Puppet currently converts the Transportable objects to YAML, which it then CGI-escapes and sends over the wire using XMLRPC over HTTPS. The client receives the configuration, unescapes it, caches it to disk in case the server is not available on the next run, and then uses YAML to convert it back to normal Ruby Transportable objects.
Instantiation Phase
Inputs: Transportable objects
Outputs: Puppet::Type instances
Entry: Puppet::Network::Client::Master#run
Exit: Puppet::Transaction#initialize
To create Puppet library objects (all of which are instances of Puppet::Type subclasses), to_trans is called on the top-level transportable object. All container objects get converted to Puppet::Type::Component instances, and all normal objects get converted into the appropriate Puppet resource type instance.
This is where all input validation takes place and often where values get converted into more usable forms. For instance, filesystems always return user IDs, not user names, so Puppet objects convert them appropriately. (Incidentally, sometimes Puppet is creating the user that it’s chowning a file to, so whenever possible it ignores validation errors until the last minute).

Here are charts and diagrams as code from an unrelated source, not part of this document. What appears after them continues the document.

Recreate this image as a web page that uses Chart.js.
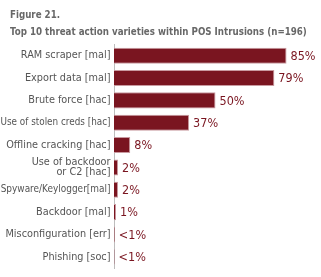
<!DOCTYPE html>
<html><head><meta charset="utf-8">
<script src="https://cdn.jsdelivr.net/npm/chart.js@4"></script>
<style>html,body{margin:0;padding:0;background:#fff}#wrap{width:321px;height:277px;position:relative}</style>
</head><body><div id="wrap"><canvas id="c" width="321" height="277"></canvas></div>
<script>
const categories = ["RAM scraper [mal]","Export data [mal]","Brute force [hac]","Use of stolen creds [hac]","Offline cracking [hac]",["Use of backdoor","or C2 [hac]"],"Spyware/Keylogger[mal]","Backdoor [mal]","Misconfiguration [err]","Phishing [soc]"];
const values = [85,79,50,37,8,2,2,1,0.4,0.3];
const valueLabels = ["85%","79%","50%","37%","8%","2%","2%","1%","<1%","<1%"];
const titleLines = ["Figure 21.","Top 10 threat action varieties within POS Intrusions (n=196)"];

const FONT = "'DejaVu Sans Condensed',sans-serif";
const RED = '#7a1520';

// shrink a tick label font only if it would not fit the 110px label column
const mctx = document.createElement('canvas').getContext('2d');
function fitSize(label, base, maxW, weight){
  const lines = Array.isArray(label) ? label : [label];
  mctx.font = (weight ? weight + " " : "") + base + "px " + FONT;
  const w = Math.max(...lines.map(l => mctx.measureText(l).width));
  return w > maxW ? base * maxW / w : base;
}

const labelPlugin = {
  id:'vlabels',
  afterDatasetsDraw(chart){
    const ctx = chart.ctx;
    const meta = chart.getDatasetMeta(0);
    ctx.save();
    ctx.font = "12.5px " + FONT;
    ctx.fillStyle = RED;
    ctx.textBaseline = 'middle';
    ctx.textAlign = 'left';
    meta.data.forEach((bar,i)=>{
      ctx.fillText(valueLabels[i], bar.x + 4, bar.y + 1);
    });
    ctx.restore();
  }
};

const titlePlugin = {
  id:'leftTitle',
  afterDraw(chart){
    const ctx = chart.ctx;
    const size = fitSize(titleLines[1], 11.2, 297, 'bold');
    ctx.save();
    ctx.font = "bold " + size + "px " + FONT;
    ctx.fillStyle = '#686868';
    ctx.textBaseline = 'middle';
    ctx.textAlign = 'left';
    ctx.fillText(titleLines[0], 10, 15.5);
    ctx.fillText(titleLines[1], 10, 32);
    ctx.restore();
  }
};

new Chart(document.getElementById('c'), {
  type:'bar',
  data:{labels:categories, datasets:[{data:values, backgroundColor:RED, borderColor:'#c99aa0', borderWidth:{top:1,right:1,bottom:1,left:0}, borderSkipped:'left', barPercentage:0.72, categoryPercentage:1}]},
  options:{
    indexAxis:'y', responsive:false, animation:false,
    layout:{padding:{left:0,right:4,top:44.5,bottom:9}},
    plugins:{
      legend:{display:false}, tooltip:{enabled:false}, title:{display:false}
    },
    scales:{
      x:{display:false, min:0, max:100},
      y:{
        afterFit(s){ s.width = 114; },
        grid:{display:false, drawTicks:false},
        border:{display:true, color:'#bdbdbd', width:1},
        ticks:{color:'#555', padding:3.5, autoSkip:false,
          font:(ctx)=>({family:FONT, size:fitSize(categories[ctx.index], 10.8, 110), lineHeight:0.95})}
      }
    }
  },
  plugins:[labelPlugin, titlePlugin]
});
</script></body></html>
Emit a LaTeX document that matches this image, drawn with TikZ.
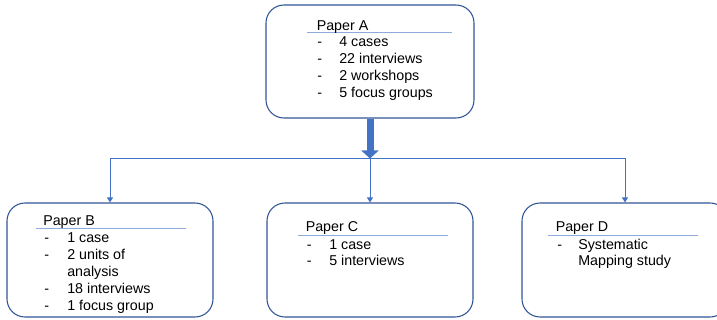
\documentclass[tikz,border=0pt]{standalone}
\usepackage{fontspec}
\setmainfont{Liberation Sans}
\usepackage{xcolor}
\usepackage{tikz}
\usetikzlibrary{calc,positioning,arrows.meta}

\definecolor{boxline}{RGB}{47,85,151}
\definecolor{arrowblue}{RGB}{68,114,196}
\definecolor{ruleblue}{RGB}{143,170,220}

\begin{document}
\begin{tikzpicture}[x=0.75pt,y=0.75pt,yscale=-1,xscale=1,
  paperbox/.style={draw=boxline,line width=0.8pt,rounded corners=13.5pt,minimum width=154.5pt,minimum height=85.5pt,inner sep=0pt},
  titlerule/.style={draw=ruleblue,line width=0.75pt},
  txt/.style={anchor=base west,inner sep=0pt,font=\fontsize{10.7}{12}\selectfont},
  fatarrow/.style={draw=arrowblue,line width=5.25pt,-{Triangle[width=12.75pt,length=6pt]}},
  thinarrow/.style={draw=arrowblue,line width=0.75pt,-{Triangle[width=4.5pt,length=3.75pt]}}]
  \useasboundingbox (0,0) rectangle (717,320);
  \clip (0,0) rectangle (717,320);

  %Rounded Rect
  \node [paperbox,minimum width=156pt,minimum height=84.75pt] (paperA) at (370,61.5) {};
  %Rounded Rect
  \node [paperbox] (paperB) at (110,260) {};
  %Rounded Rect
  \node [paperbox] (paperC) at (370,260) {};
  %Rounded Rect
  \node [paperbox] (paperD) at (625,260) {};

  %Straight Lines
  \draw [titlerule] (307,33) -- (452,33) ;
  \draw [titlerule] (36,228.5) -- (186,228.5) ;
  \draw [titlerule] (298,235.5) -- (448,235.5) ;
  \draw [titlerule] (548,235.5) -- (698,235.5) ;

  %Arrows
  \coordinate (split) at (370,158.5);
  \draw [fatarrow] (paperA.south) -- (split) ;
  \draw [thinarrow] (split) -| (paperB.north) ;
  \draw [thinarrow] (split) -- (paperC.north) ;
  \draw [thinarrow] (split) -| (paperD.north) ;

  % Text Node
  \node [txt] (titleA) at (316.5,31) {Paper A};
  \node [txt] (dashA1) at (317,47) {-};
  \node [txt] (itemA1) at (339,47) {4 cases};
  \node [txt] (dashA2) at (317,64) {-};
  \node [txt] (itemA2) at (339,64) {22 interviews};
  \node [txt] (dashA3) at (317,81) {-};
  \node [txt] (itemA3) at (339,81) {2 workshops};
  \node [txt] (dashA4) at (317,98) {-};
  \node [txt] (itemA4) at (339,98) {5 focus groups};
  % Text Node
  \node [txt] (titleB) at (43,225.5) {Paper B};
  \node [txt] (dashB1) at (44,242.5) {-};
  \node [txt] (itemB1) at (67,242.5) {1 case};
  \node [txt] (dashB2) at (44,259.5) {-};
  \node [txt] (itemB2) at (67,259.5) {2 units of};
  \node [txt] (itemB3) at (67,276.5) {analysis};
  \node [txt] (dashB4) at (44,293.5) {-};
  \node [txt] (itemB4) at (67,293.5) {18 interviews};
  \node [txt] (dashB5) at (44,310.5) {-};
  \node [txt] (itemB5) at (67,310.5) {1 focus group};
  % Text Node
  \node [txt] (titleC) at (305.5,231.5) {Paper C};
  \node [txt] (dashC1) at (306.5,249) {-};
  \node [txt] (itemC1) at (329,249) {1 case};
  \node [txt] (dashC2) at (306.5,266) {-};
  \node [txt] (itemC2) at (329,266) {5 interviews};
  % Text Node
  \node [txt] (titleD) at (555.5,231.5) {Paper D};
  \node [txt] (dashD1) at (557,249) {-};
  \node [txt] (itemD1) at (578,249) {Systematic};
  \node [txt] (itemD2) at (578,266) {Mapping study};
\end{tikzpicture}
\end{document}
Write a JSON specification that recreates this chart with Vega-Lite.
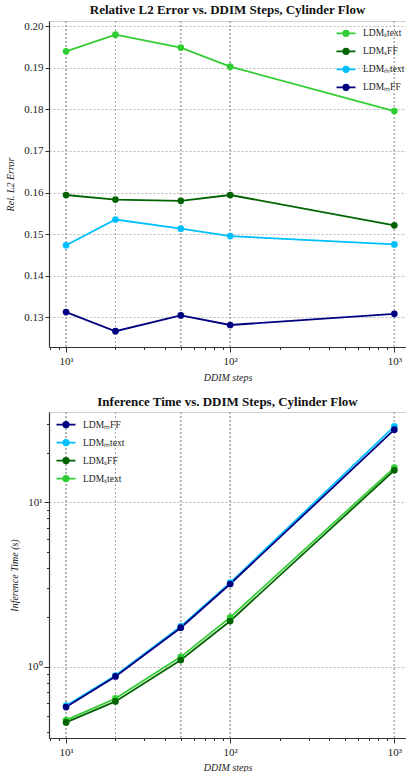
{
  "$schema": "https://vega.github.io/schema/vega-lite/v6.json",
  "autosize": {"type": "pad"},
  "padding": {"left": 5, "top": 3, "right": 0, "bottom": 0},
  "background": "white",
  "config": {
    "font": "Liberation Serif",
    "view": {"stroke": "#d0d0d0"},
    "title": {"font": "Liberation Serif", "fontSize": 13, "fontWeight": "bold", "color": "#111", "offset": 3},
    "axis": {
      "labelFont": "Liberation Serif", "labelFontSize": 11, "labelColor": "#222",
      "titleFont": "Liberation Serif", "titleFontStyle": "italic", "titleFontWeight": "normal",
      "titleFontSize": 10, "titleColor": "#222",
      "domainColor": "#333", "domainWidth": 1.2, "tickColor": "#333",
      "gridColor": "#a8a8a8", "gridDash": [2, 2], "gridWidth": 0.8,
      "labelFlush": false, "labelOverlap": false
    },
    "legend": {
      "labelFont": "Liberation Serif", "labelFontSize": 9.5, "labelColor": "#222",
      "symbolType": "M-1.9,0H-0.55M0.55,0H1.9M-0.55,0A0.55,0.55,0,1,1,0.55,0A0.55,0.55,0,1,1,-0.55,0Z",
      "symbolSize": 100, "symbolStrokeWidth": 1.8, "labelOffset": 11, "rowPadding": 4,
      "padding": 0, "title": null
    }
  },
  "datasets": {
    "d": [
      {"steps": 10, "model": "LDMₛtext", "error": 0.1940, "time": 0.474},
      {"steps": 10, "model": "LDMₛFF", "error": 0.1594, "time": 0.459},
      {"steps": 10, "model": "LDMₘtext", "error": 0.1473, "time": 0.580},
      {"steps": 10, "model": "LDMₘFF", "error": 0.1312, "time": 0.569},
      {"steps": 20, "model": "LDMₛtext", "error": 0.1980, "time": 0.642},
      {"steps": 20, "model": "LDMₛFF", "error": 0.1583, "time": 0.616},
      {"steps": 20, "model": "LDMₘtext", "error": 0.1535, "time": 0.885},
      {"steps": 20, "model": "LDMₘFF", "error": 0.1266, "time": 0.874},
      {"steps": 50, "model": "LDMₛtext", "error": 0.1949, "time": 1.15},
      {"steps": 50, "model": "LDMₛFF", "error": 0.1580, "time": 1.10},
      {"steps": 50, "model": "LDMₘtext", "error": 0.1513, "time": 1.76},
      {"steps": 50, "model": "LDMₘFF", "error": 0.1304, "time": 1.73},
      {"steps": 100, "model": "LDMₛtext", "error": 0.1903, "time": 2.00},
      {"steps": 100, "model": "LDMₛFF", "error": 0.1594, "time": 1.90},
      {"steps": 100, "model": "LDMₘtext", "error": 0.1495, "time": 3.25},
      {"steps": 100, "model": "LDMₘFF", "error": 0.1281, "time": 3.19},
      {"steps": 1000, "model": "LDMₛtext", "error": 0.1796, "time": 16.3},
      {"steps": 1000, "model": "LDMₛFF", "error": 0.1521, "time": 15.7},
      {"steps": 1000, "model": "LDMₘtext", "error": 0.1475, "time": 29.0},
      {"steps": 1000, "model": "LDMₘFF", "error": 0.1308, "time": 27.7}
    ]
  },
  "spacing": 65,
  "bounds": "flush",
  "resolve": {"scale": {"color": "independent", "x": "independent", "y": "independent"}, "legend": {"color": "independent"}},
  "vconcat": [
    {
      "width": 357, "height": 326,
      "title": "Relative L2 Error vs. DDIM Steps, Cylinder Flow",
      "data": {"name": "d"},
      "encoding": {
        "x": {"field": "steps", "type": "quantitative",
          "scale": {"type": "log", "domain": [7.87, 1178], "nice": false},
          "axis": {"title": "DDIM steps", "grid": false,
            "values": [8, 9, 10, 20, 30, 40, 50, 60, 70, 80, 90, 100, 200, 300, 400, 500, 600, 700, 800, 900, 1000],
            "labelExpr": "datum.value == 10 ? '10¹' : datum.value == 100 ? '10²' : datum.value == 1000 ? '10³' : ''",
            "tickSize": {"condition": {"test": "datum.value == 10 || datum.value == 100 || datum.value == 1000", "value": 5}, "value": 2.5},
            "labelPadding": 3, "titlePadding": 6}}
      },
      "layer": [
        {"mark": {"type": "rule", "color": "#a8a8a8", "strokeDash": [2, 2], "strokeWidth": 0.8}, "encoding": {}},
        {
          "mark": {"type": "line", "strokeWidth": 1.8},
          "encoding": {
            "y": {"field": "error", "type": "quantitative",
              "scale": {"domain": [0.1228, 0.2013], "nice": false, "zero": false},
              "axis": {"title": "Rel. L2 Error", "values": [0.13, 0.14, 0.15, 0.16, 0.17, 0.18, 0.19, 0.20], "format": ".2f", "grid": true, "tickSize": 4, "titlePadding": 8}},
            "color": {"field": "model", "type": "nominal",
              "scale": {"domain": ["LDMₛtext", "LDMₛFF", "LDMₘtext", "LDMₘFF"], "range": ["#32cd32", "#006400", "#00bfff", "#000080"]},
              "legend": {"orient": "none", "legendX": 291, "legendY": 6.3}}
          }
        },
        {
          "mark": {"type": "point", "filled": true, "size": 45, "opacity": 1},
          "encoding": {
            "y": {"field": "error", "type": "quantitative"},
            "color": {"field": "model", "type": "nominal"}
          }
        }
      ]
    },
    {
      "width": 357, "height": 326,
      "title": "Inference Time vs. DDIM Steps, Cylinder Flow",
      "data": {"name": "d"},
      "encoding": {
        "x": {"field": "steps", "type": "quantitative",
          "scale": {"type": "log", "domain": [7.87, 1178], "nice": false},
          "axis": {"title": "DDIM steps", "grid": false,
            "values": [8, 9, 10, 20, 30, 40, 50, 60, 70, 80, 90, 100, 200, 300, 400, 500, 600, 700, 800, 900, 1000],
            "labelExpr": "datum.value == 10 ? '10¹' : datum.value == 100 ? '10²' : datum.value == 1000 ? '10³' : ''",
            "tickSize": {"condition": {"test": "datum.value == 10 || datum.value == 100 || datum.value == 1000", "value": 5}, "value": 2.5},
            "labelPadding": 3, "titlePadding": 5}}
      },
      "layer": [
        {"mark": {"type": "rule", "color": "#a8a8a8", "strokeDash": [2, 2], "strokeWidth": 0.8}, "encoding": {}},
        {
          "mark": {"type": "line", "strokeWidth": 1.8},
          "encoding": {
            "y": {"field": "time", "type": "quantitative",
              "scale": {"type": "log", "domain": [0.369, 35.5], "nice": false},
              "axis": {"title": "Inference Time (s)",
                "values": [0.4, 0.5, 0.6, 0.7, 0.8, 0.9, 1, 2, 3, 4, 5, 6, 7, 8, 9, 10, 20, 30],
                "labelExpr": "datum.value == 1 ? '10⁰' : datum.value == 10 ? '10¹' : ''",
                "tickSize": {"condition": {"test": "datum.value == 1 || datum.value == 10", "value": 5}, "value": 2.5},
                "grid": true,
                "gridOpacity": {"condition": {"test": "datum.value == 1 || datum.value == 10", "value": 1}, "value": 0},
                "titlePadding": 8}},
            "color": {"field": "model", "type": "nominal",
              "scale": {"domain": ["LDMₘFF", "LDMₘtext", "LDMₛFF", "LDMₛtext"], "range": ["#000080", "#00bfff", "#006400", "#32cd32"]},
              "legend": {"orient": "none", "legendX": 11, "legendY": 6.6}}
          }
        },
        {
          "mark": {"type": "point", "filled": true, "size": 45, "opacity": 1},
          "encoding": {
            "y": {"field": "time", "type": "quantitative"},
            "color": {"field": "model", "type": "nominal"}
          }
        }
      ]
    }
  ]
}
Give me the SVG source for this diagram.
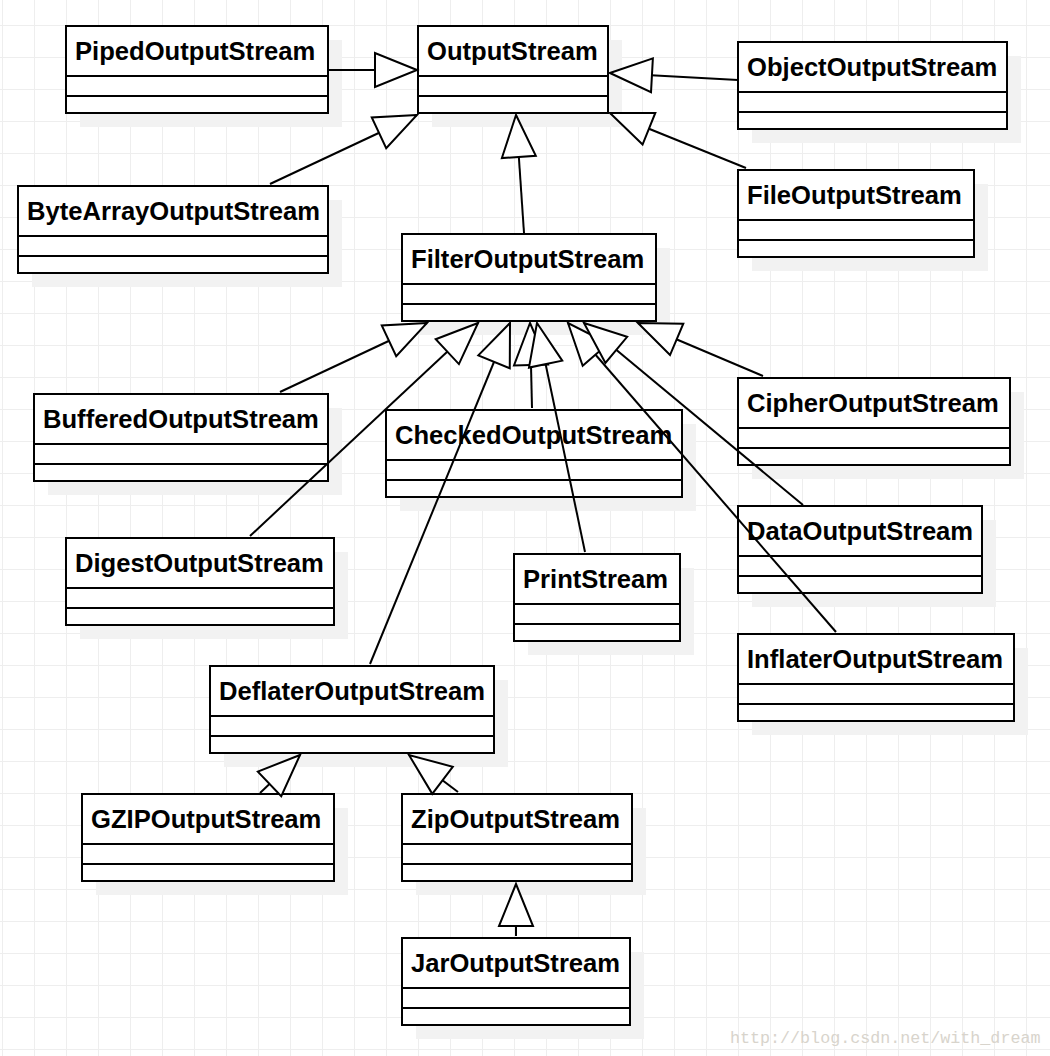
<svg xmlns="http://www.w3.org/2000/svg" width="1050" height="1056" viewBox="0 0 1050 1056">
<style>
.sh{fill:#f2f2f2;stroke:none}
.box{fill:#ffffff;stroke:#000000;stroke-width:2}
.div{stroke:#000000;stroke-width:2}
.t{font-family:"Liberation Sans",Arial,sans-serif;font-weight:bold;font-size:25.6px;fill:#000000}
.c{fill:none;stroke:#000000;stroke-width:2}
.wm{font-family:"Liberation Mono","DejaVu Sans Mono",monospace;font-size:16.7px;fill:#d8d4cc}
</style>
<defs>
<pattern id="grid" x="2" y="25" width="32" height="32" patternUnits="userSpaceOnUse">
<path d="M0,0.5 H32 M0.5,0 V32" fill="none" stroke="#eeeeee" stroke-width="1"/>
</pattern>
<marker id="tri" markerUnits="userSpaceOnUse" viewBox="-45 -20 48 40" markerWidth="48" markerHeight="40" refX="0" refY="0" orient="auto" overflow="visible">
<path d="M0,0 L-42,-17 L-42,17 Z" fill="#ffffff" stroke="#000000" stroke-width="2" stroke-linejoin="miter"/>
</marker>
</defs>
<rect x="0" y="0" width="1050" height="1056" fill="#ffffff"/>
<rect x="0" y="0" width="1050" height="1056" fill="url(#grid)"/>

<g id="shadows">
<rect class="sh" x="80" y="40" width="262" height="87"/>
<rect class="sh" x="432" y="40" width="190" height="87"/>
<rect class="sh" x="752" y="56" width="269" height="87"/>
<rect class="sh" x="32" y="200" width="310" height="87"/>
<rect class="sh" x="752" y="184" width="236" height="87"/>
<rect class="sh" x="416" y="248" width="254" height="87"/>
<rect class="sh" x="48" y="408" width="294" height="87"/>
<rect class="sh" x="752" y="392" width="272" height="87"/>
<rect class="sh" x="400" y="424" width="296" height="87"/>
<rect class="sh" x="80" y="552" width="268" height="87"/>
<rect class="sh" x="752" y="520" width="244" height="87"/>
<rect class="sh" x="528" y="568" width="166" height="87"/>
<rect class="sh" x="752" y="648" width="276" height="87"/>
<rect class="sh" x="224" y="680" width="284" height="87"/>
<rect class="sh" x="96" y="808" width="252" height="87"/>
<rect class="sh" x="416" y="808" width="230" height="87"/>
<rect class="sh" x="416" y="952" width="228" height="87"/>
</g>

<g id="OutputStream"><rect class="box" x="418" y="26" width="190" height="87"/><path class="div" d="M418,76 H608 M418,96 H608"/><text class="t" x="427" y="60">OutputStream</text></g>
<g id="PipedOutputStream"><rect class="box" x="66" y="26" width="262" height="87"/><path class="div" d="M66,76 H328 M66,96 H328"/><text class="t" x="75" y="60">PipedOutputStream</text></g>
<g id="ObjectOutputStream"><rect class="box" x="738" y="42" width="269" height="87"/><path class="div" d="M738,92 H1007 M738,112 H1007"/><text class="t" x="747" y="76">ObjectOutputStream</text></g>
<g id="ByteArrayOutputStream"><rect class="box" x="18" y="186" width="310" height="87"/><path class="div" d="M18,236 H328 M18,256 H328"/><text class="t" x="27" y="220">ByteArrayOutputStream</text></g>
<g id="FileOutputStream"><rect class="box" x="738" y="170" width="236" height="87"/><path class="div" d="M738,220 H974 M738,240 H974"/><text class="t" x="747" y="204">FileOutputStream</text></g>
<g id="FilterOutputStream"><rect class="box" x="402" y="234" width="254" height="87"/><path class="div" d="M402,284 H656 M402,304 H656"/><text class="t" x="411" y="268">FilterOutputStream</text></g>
<g id="BufferedOutputStream"><rect class="box" x="34" y="394" width="294" height="87"/><path class="div" d="M34,444 H328 M34,464 H328"/><text class="t" x="43" y="428">BufferedOutputStream</text></g>
<g id="CipherOutputStream"><rect class="box" x="738" y="378" width="272" height="87"/><path class="div" d="M738,428 H1010 M738,448 H1010"/><text class="t" x="747" y="412">CipherOutputStream</text></g>
<g id="CheckedOutputStream"><rect class="box" x="386" y="410" width="296" height="87"/><path class="div" d="M386,460 H682 M386,480 H682"/><text class="t" x="395" y="444">CheckedOutputStream</text></g>
<g id="DigestOutputStream"><rect class="box" x="66" y="538" width="268" height="87"/><path class="div" d="M66,588 H334 M66,608 H334"/><text class="t" x="75" y="572">DigestOutputStream</text></g>
<g id="DataOutputStream"><rect class="box" x="738" y="506" width="244" height="87"/><path class="div" d="M738,556 H982 M738,576 H982"/><text class="t" x="747" y="540">DataOutputStream</text></g>
<g id="PrintStream"><rect class="box" x="514" y="554" width="166" height="87"/><path class="div" d="M514,604 H680 M514,624 H680"/><text class="t" x="523" y="588">PrintStream</text></g>
<g id="InflaterOutputStream"><rect class="box" x="738" y="634" width="276" height="87"/><path class="div" d="M738,684 H1014 M738,704 H1014"/><text class="t" x="747" y="668">InflaterOutputStream</text></g>
<g id="DeflaterOutputStream"><rect class="box" x="210" y="666" width="284" height="87"/><path class="div" d="M210,716 H494 M210,736 H494"/><text class="t" x="219" y="700">DeflaterOutputStream</text></g>
<g id="GZIPOutputStream"><rect class="box" x="82" y="794" width="252" height="87"/><path class="div" d="M82,844 H334 M82,864 H334"/><text class="t" x="91" y="828">GZIPOutputStream</text></g>
<g id="ZipOutputStream"><rect class="box" x="402" y="794" width="230" height="87"/><path class="div" d="M402,844 H632 M402,864 H632"/><text class="t" x="411" y="828">ZipOutputStream</text></g>
<g id="JarOutputStream"><rect class="box" x="402" y="938" width="228" height="87"/><path class="div" d="M402,988 H630 M402,1008 H630"/><text class="t" x="411" y="972">JarOutputStream</text></g>

<g id="connectors">
<line class="c" x1="328" y1="70" x2="417" y2="70" marker-end="url(#tri)"/>
<line class="c" x1="738" y1="80" x2="610" y2="73" marker-end="url(#tri)"/>
<line class="c" x1="270" y1="184" x2="417" y2="115" marker-end="url(#tri)"/>
<line class="c" x1="746" y1="168" x2="610" y2="113" marker-end="url(#tri)"/>
<line class="c" x1="524" y1="233" x2="516" y2="115" marker-end="url(#tri)"/>
<line class="c" x1="280" y1="392" x2="427" y2="323" marker-end="url(#tri)"/>
<line class="c" x1="250" y1="536" x2="478" y2="323" marker-end="url(#tri)"/>
<line class="c" x1="370" y1="664" x2="510" y2="323" marker-end="url(#tri)"/>
<line class="c" x1="532" y1="408" x2="530" y2="323" marker-end="url(#tri)"/>
<line class="c" x1="585" y1="552" x2="537" y2="323" marker-end="url(#tri)"/>
<line class="c" x1="836" y1="632" x2="568" y2="323" marker-end="url(#tri)"/>
<line class="c" x1="803" y1="505" x2="584" y2="323" marker-end="url(#tri)"/>
<line class="c" x1="763" y1="376" x2="638" y2="323" marker-end="url(#tri)"/>
<line class="c" x1="260" y1="793" x2="300" y2="755" marker-end="url(#tri)"/>
<line class="c" x1="458" y1="792" x2="409" y2="755" marker-end="url(#tri)"/>
<line class="c" x1="516" y1="936" x2="516" y2="884" marker-end="url(#tri)"/>
</g>

<text class="wm" x="730" y="1043">http://blog.csdn.net/with_dream</text>
</svg>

Once all of the resources are built in a graph-like tree of components and resources, this tree is converted to a GRATR graph. The graph is then passed to a new transaction instance.
Configuration Phase
Inputs: GRATR graph
Outputs: Transaction report
Entry: Puppet::Transaction#evaluate
Exit: Puppet::Transaction#generate_report
This is the phase in which all of the work is done, tightly controlled by a transaction.
Resource Generation
Some resources manage other resource instances, such as recursive file operations. During this phase, any statically generatable resources are generated. These generated resources are then added to the resource graphs.
Relationships
The next stage of the configuration process builds a graph to model resource dependencies. One of the goals of the Puppet language is to make file order matter as little as possible; this means that a Puppet resource needs to be able to require other resources listed later in the manifest, which means that the required resource will be instantiated after the requiring resource. This dependency graph is then merged with the original resource graph to build a complete graph of all resources and all of their relationships.
Evaluation
The transaction does a topological sort on the final relationship graph and iterates over the resulting list, evaluating each resource in turn. Each out-of-sync property on each resource results in a Puppet::StateChange object, which the transaction uses to tightly control what happens to the resource and when, and also to guarantee that logs are provided.
Reporting
As the transaction progresses, it collects logs and metrics on what it does. At the end of evaluation, it turns this information into a report, which it sends to the server (if requested).
Conclusion
That’s the entire flow of how a Puppet manifest becomes a complete configuration. There is more to the Puppet system, such as FileBuckets, but those are more support staff rather than the main attraction.